Rohn hopes that realistic, fictional portrayals of scientists can draw in a larger audience than, say, science textbooks and reveal the humanity of science.

"Fiction is a great stealth mechanism - not to be a cheerleader of science, I really don’t want that – but just to enlighten the world about what it is, who are the people who are doing it," says Rohn. "We are a force for good. And we don’t always get it right, and there are obviously problems and mistakes, but we are not some untouchable, unknowable race. We are human beings trying to understand the world."

So, without further ado, here are five lab lit reading suggestions from Rohn herself, plus a couple of recommendations we got from listeners. Enjoy, and let us know what you think!

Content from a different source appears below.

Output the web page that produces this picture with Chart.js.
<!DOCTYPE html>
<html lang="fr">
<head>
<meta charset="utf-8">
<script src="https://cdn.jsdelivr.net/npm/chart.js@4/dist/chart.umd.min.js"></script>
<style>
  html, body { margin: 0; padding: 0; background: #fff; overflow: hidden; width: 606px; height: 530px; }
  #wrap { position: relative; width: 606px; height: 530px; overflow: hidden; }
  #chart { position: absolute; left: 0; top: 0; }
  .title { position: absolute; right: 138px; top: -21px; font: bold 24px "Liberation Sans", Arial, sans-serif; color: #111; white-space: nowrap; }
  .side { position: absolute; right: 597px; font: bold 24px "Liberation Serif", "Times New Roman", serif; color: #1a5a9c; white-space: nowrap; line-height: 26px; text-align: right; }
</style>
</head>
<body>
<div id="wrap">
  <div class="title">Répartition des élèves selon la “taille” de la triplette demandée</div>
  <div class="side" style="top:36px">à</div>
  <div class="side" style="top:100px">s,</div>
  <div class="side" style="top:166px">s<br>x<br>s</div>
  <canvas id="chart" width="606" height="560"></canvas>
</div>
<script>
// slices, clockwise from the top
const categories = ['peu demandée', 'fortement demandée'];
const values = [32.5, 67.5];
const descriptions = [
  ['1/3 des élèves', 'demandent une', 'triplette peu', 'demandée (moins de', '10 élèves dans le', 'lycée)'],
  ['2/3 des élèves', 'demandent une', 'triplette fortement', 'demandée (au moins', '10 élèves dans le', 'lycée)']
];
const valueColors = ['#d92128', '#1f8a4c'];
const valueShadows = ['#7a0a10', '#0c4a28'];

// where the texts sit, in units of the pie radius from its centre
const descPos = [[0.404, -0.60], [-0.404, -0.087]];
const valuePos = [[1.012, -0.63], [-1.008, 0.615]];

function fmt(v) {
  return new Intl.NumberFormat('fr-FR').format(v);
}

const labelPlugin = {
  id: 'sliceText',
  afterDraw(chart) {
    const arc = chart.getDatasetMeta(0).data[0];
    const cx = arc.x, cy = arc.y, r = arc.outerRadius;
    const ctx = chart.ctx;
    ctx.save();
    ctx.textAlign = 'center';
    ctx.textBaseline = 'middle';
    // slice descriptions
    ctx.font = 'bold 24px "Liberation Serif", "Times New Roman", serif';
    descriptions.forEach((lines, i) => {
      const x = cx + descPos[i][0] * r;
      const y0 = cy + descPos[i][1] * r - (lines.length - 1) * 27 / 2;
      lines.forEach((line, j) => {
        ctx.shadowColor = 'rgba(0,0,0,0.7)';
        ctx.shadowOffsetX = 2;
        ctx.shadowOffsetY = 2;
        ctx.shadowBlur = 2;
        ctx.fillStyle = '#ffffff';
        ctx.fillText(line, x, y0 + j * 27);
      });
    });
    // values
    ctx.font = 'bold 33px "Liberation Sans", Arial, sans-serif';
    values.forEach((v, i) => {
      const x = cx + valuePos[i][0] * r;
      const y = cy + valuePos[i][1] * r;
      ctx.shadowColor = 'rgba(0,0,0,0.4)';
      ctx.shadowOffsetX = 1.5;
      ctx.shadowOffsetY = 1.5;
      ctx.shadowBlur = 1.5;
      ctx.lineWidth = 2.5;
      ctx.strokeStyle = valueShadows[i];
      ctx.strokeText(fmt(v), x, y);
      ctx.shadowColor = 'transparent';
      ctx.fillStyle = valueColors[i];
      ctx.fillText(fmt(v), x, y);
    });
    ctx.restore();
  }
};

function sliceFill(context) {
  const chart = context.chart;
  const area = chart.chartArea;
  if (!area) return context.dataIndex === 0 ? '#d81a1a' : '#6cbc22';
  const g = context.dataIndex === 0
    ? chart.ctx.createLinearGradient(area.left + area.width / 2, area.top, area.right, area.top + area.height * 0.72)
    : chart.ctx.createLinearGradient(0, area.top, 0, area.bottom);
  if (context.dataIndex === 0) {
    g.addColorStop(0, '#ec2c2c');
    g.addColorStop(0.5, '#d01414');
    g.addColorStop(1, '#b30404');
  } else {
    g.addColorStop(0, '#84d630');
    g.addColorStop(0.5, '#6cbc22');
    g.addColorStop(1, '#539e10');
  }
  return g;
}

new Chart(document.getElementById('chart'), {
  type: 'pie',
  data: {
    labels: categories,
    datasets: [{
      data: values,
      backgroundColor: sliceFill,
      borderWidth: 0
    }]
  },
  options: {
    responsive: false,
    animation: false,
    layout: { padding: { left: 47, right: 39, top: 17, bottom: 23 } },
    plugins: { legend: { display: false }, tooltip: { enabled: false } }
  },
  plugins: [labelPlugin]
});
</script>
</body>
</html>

  1. Plague and Cholera (Patrick Deville, translated from the French by J.A. Underwood) - a fictionalized account of the life of Alexandre Yersin, discoverer of the bubonic plague microbe, which Rohn asserts is far more fun to read than the title might suggest.
  2. The Signature of All Things (Elizabeth Gilbert) - a complete departure for the author of Eat, Pray, Love. A young woman in the 19th century grapples with reason, morality, and superstition as she studies botany in an age when women were not supposed to be clever.
  3. Decoded (Mia Jia, translated from the Chinese by Olivia Milburn & Christopher Payne) - a math genius gets recruited to break codes and soon gets sucked into a world of madness. Older, but no less recommendable, books about code-breaking include Robert Harris' Enigma and Neal Stephenson's Cryptonomicon.
  4. Flight Behavior (Barbara Kingsolver) - an uneducated Appalachian housewife becomes entangled into a scientific life and soon grows beyond the confines of her upbringing.
  5. A Fierce Radiance (Lauren Belfer) - told from the point of view of a photographer from Life magazine, the race to market penicillin is paved with sex, intrigue and murder.
  6. Intuition (Allegra Goodman) - a meticulously researched account of a graduate student who uncovers scientific fraud by a colleague.
  7. Einstein's Dreams (Alan Lightman) - a dive into the creative genius of Albert Einstein, in the form of dreams he might have had while working in a patent office and developing his theory of relativity.